5. Common Misconceptions:

CoM must always be inside the body: — This is incorrect. As seen with a ring or a hollow sphere, the CoM can be in empty space. For a boomerang, it's often outside the material.

CoM is always the geometric center: — Only for uniform bodies with high degrees of symmetry (e.g., uniform rod, disc, sphere). For non-uniform bodies or irregularly shaped objects, the CoM can be far from the geometric center.

CoM and Center of Gravity (CoG) are always the same: — While often used interchangeably, they are distinct concepts. CoM is mass-weighted average position, independent of gravity. CoG is the point where the entire weight of the body appears to act. They coincide if the gravitational field is uniform over the body (which is usually the case for objects on Earth's surface). However, for very large objects or in non-uniform gravitational fields, they can differ slightly.

CoM is a point where no force acts: — This is incorrect.
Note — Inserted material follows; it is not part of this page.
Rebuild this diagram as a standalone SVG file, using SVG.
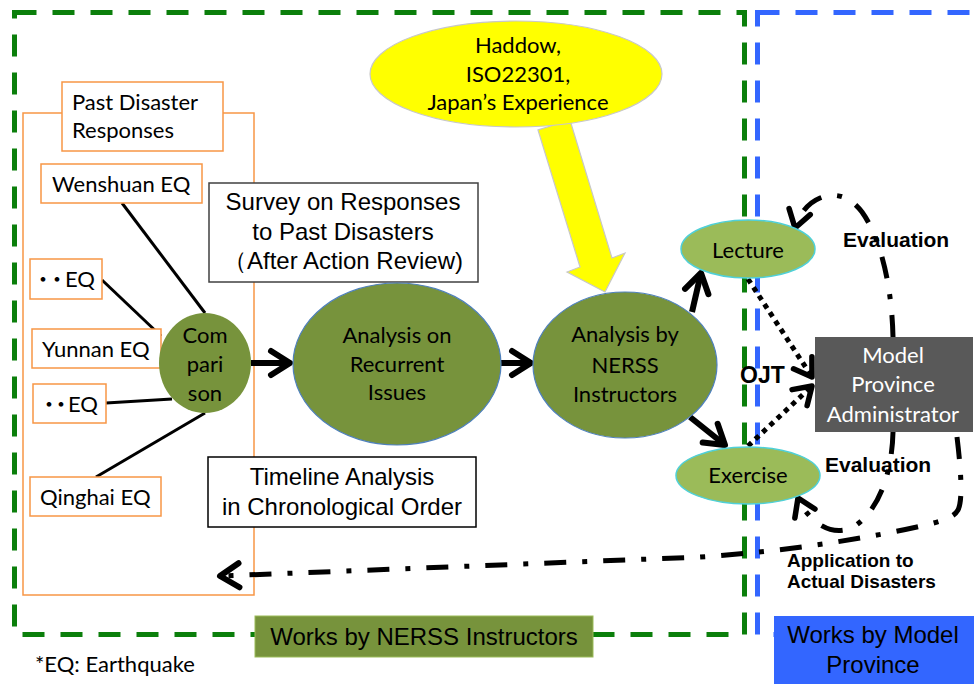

Forces can and do act at the CoM, and external forces acting on the CoM determine its translational acceleration.

6. NEET-Specific Angle:

NEET questions on CoM of rigid bodies primarily focus on:

Calculation of CoM: — For discrete particle systems, standard geometric shapes (rod, ring, disc, sphere, cone, hemisphere), and composite bodies (e.g., L-shaped lamina, removing a part from a disc).

Properties of CoM: — Understanding that CoM's motion is governed by external forces, its independence from internal forces, and its role in stability.

Motion of CoM: — Applying

\vec{F}_{ext} = M_{total}\vec{A}_{CM}

to solve problems involving collisions, explosions, or projectile motion where the body might be rotating but its CoM follows a predictable path.

Conceptual understanding: — Differentiating CoM from CoG, understanding cases where CoM lies outside the body, and its implications for stability.

Problems involving variable density: — Though less common, sometimes problems might involve a linear or radial variation in density, requiring integration to find the CoM.

Mastering the integration techniques for continuous bodies and the summation method for discrete particles, along with a strong conceptual grasp, is key to acing CoM questions in NEET.